We cannot refrain from adding an expression of wonder that the man possessing so keen a perception of Beauty, should be so deficient in veneration. It is difficult to understand how there should be such ecstacy in the Majestic Cathedral with its dim lights, and grand music, and so little respect for an Ancient Creed, formed by the collected wisdom of the Church, made sacred by Centuries, and expressing for all time the universal Christian Consciousness.
Review. Baptist Quarterly July 1868; p. 387.
Norwood; or Village Life in New England. By Henry Ward Beecher. New York: Charles Scribner & Co.
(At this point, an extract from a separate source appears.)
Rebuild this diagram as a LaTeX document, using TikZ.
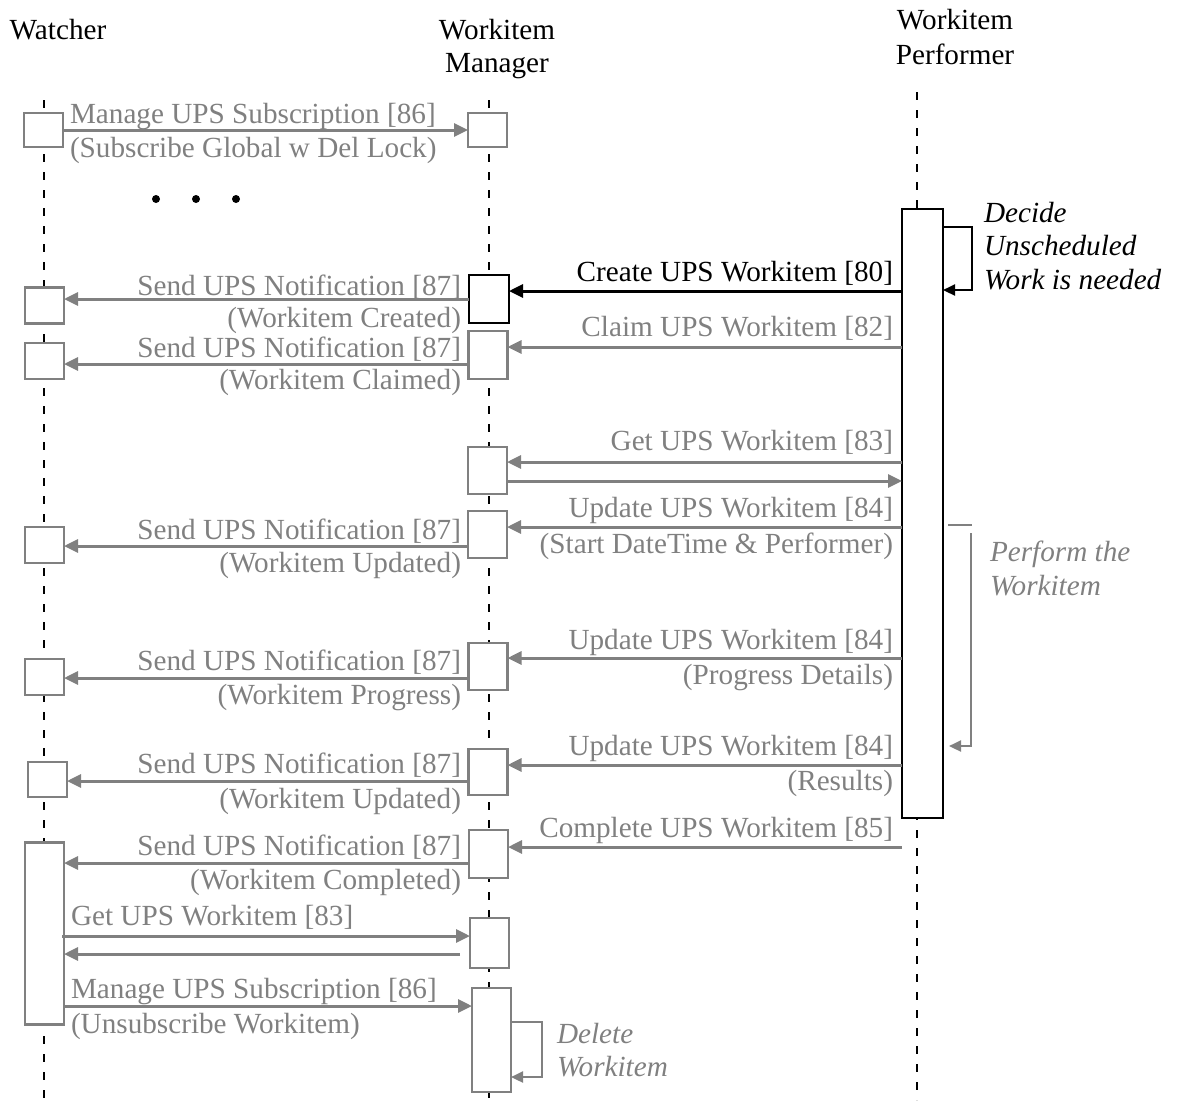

Mr. Beecher is a genius, but his genius is essentially oratorical; or, if not, it has at least been so exclusively cultivated to express itself in oratorical forms that it can find its best expression in no other. As a storyteller, though he succeeds, he does not excel. The dialogue becomes too often monologue. The tale is deficient in the dramatic element. But though the mere novel-reader who craves only the excitement of a stimulating plot, might find this a somewhat tame story, we can well believe that it has afforded great pleasure to many thousands of readers, and that it will continue to do so. And the pleasure it imparts must be for the most part pure and healthful. Some of the characters are remarkably fresh readings from real life. The one-sidedness of Mr. Beecher’s religious teachings is apparent, but that is of course to be expected. The view of New England life is true in essentials, though highly idealized.